British Steel Laboratories (Corus/Tata)
The Gleeble 1500 at British Steel Technical Swinden Laboratories with (left to right) Dr. Zulfiqar Husain, John Marsden, Paul Fowkes, and Steve Ayre.
The machine has also been used for thermomechanical simulation. After overcoming the set-up problems associated with the heating of the samples and the use of high strain rates, the Gleeble 1500 has been successfully used for thermomechanical treatments on various types of steel including austenitic stainless, HSLA and low alloy steels. Strain rates of up to 150 s-1 have been employed and multipass deformation has also been carried out.
Thermomechanical simulation is being used primarily for the modelling of microstructure evolution following hot deformation. Swinden Laboratories has an active modelling group covering areas of Finite Element Modelling (FEM) and microstructure modelling of strip, plate and rod rolling and forging at hot and warm temperatures.

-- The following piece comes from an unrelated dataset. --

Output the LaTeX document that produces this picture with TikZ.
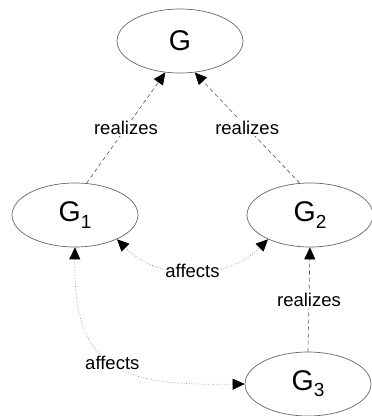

The FEM is used to predict the temperature, strain and strain rate distribution during forming processes and the output is coupled to microstructure evolution algorithms to predict the final microstructure and hence properties. The Gleeble 1500 simulations are used for the development, fine tuning and validation of the algorithms.

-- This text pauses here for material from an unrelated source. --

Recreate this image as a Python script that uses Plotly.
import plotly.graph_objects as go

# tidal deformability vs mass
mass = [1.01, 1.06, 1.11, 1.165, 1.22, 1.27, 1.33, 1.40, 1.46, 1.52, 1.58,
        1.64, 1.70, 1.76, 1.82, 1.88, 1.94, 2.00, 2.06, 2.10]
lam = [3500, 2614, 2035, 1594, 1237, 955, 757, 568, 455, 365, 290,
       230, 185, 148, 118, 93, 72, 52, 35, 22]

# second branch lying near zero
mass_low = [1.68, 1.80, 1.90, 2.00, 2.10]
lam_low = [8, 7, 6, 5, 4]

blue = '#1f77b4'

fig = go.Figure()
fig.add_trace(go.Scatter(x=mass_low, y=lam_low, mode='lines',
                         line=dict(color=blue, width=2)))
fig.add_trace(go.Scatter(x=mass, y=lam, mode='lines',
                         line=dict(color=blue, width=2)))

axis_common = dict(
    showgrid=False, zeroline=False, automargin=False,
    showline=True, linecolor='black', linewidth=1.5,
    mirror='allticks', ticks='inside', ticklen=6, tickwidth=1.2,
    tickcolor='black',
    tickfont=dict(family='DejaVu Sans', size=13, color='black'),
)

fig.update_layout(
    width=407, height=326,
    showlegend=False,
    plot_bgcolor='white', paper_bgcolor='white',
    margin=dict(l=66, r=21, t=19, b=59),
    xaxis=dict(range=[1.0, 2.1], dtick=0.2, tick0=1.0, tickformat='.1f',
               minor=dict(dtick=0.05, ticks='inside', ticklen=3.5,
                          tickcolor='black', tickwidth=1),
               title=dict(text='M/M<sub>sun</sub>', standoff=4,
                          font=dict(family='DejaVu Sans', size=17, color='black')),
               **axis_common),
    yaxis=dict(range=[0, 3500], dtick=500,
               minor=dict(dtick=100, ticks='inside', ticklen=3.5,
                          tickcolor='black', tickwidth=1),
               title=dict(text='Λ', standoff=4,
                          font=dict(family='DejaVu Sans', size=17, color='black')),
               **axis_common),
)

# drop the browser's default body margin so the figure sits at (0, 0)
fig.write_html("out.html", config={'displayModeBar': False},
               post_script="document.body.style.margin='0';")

One of the difficulties in using compression to simulate deformation during working arises due to the non-uniformity of strain in the specimens. It is therefore essential to determine the strain distribution in the Gleeble specimens. FEM has been used to model the Gleeble deformation of plane strain specimens of austenitic stainless steels to predict strain distribution in the central section. The predicted strains have been verified by grain strain measurements using the IBAS image analysis system. The figure shows the FEM prediction of strain in the whole specimen and in the central section. The FEM prediction and the experimental results were in reasonable agreement as shown.
FEM prediction of strain in the whole specimen and in the central section.
Constitutive equations for the recrystallization kinetics and recrystallized grain size in austenitic stainless steels have been modified and validated using these simulations. Work is in progress for the development of constitutive equations for microstructure evolution during two-pass rolling of austenitic stainless and plain carbon steels. The use of the Gleeble has also been planned for determination of flow curves for various steels at elevated temperatures employing both plane strain and uniaxial compression.
In addition to HAZ and modelling work, the Gleeble 1500 is also being used for hot tensile testing to determine the hot ductility of continuously-cast low alloy steels in order to optimize reheating procedures for the thermal crack-prone engineering steels produced as continuously cast bloom. The hot ductility obtained from simulations, coupled with a knowledge of the structural and transformation characteristics of coarse grained materials, has enabled suitable practices for a wide range of steels to be defined. Furthermore, the cooling profile during continuous casting has been successfully reproduced using the Gleeble 1500, which allows its effect to be determined on the product microstructure.
The scope of modelling is ever expanding at Swinden Laboratories and consequently the demand for thermomechanical simulation based on the Gleeble 1500 will continue to grow.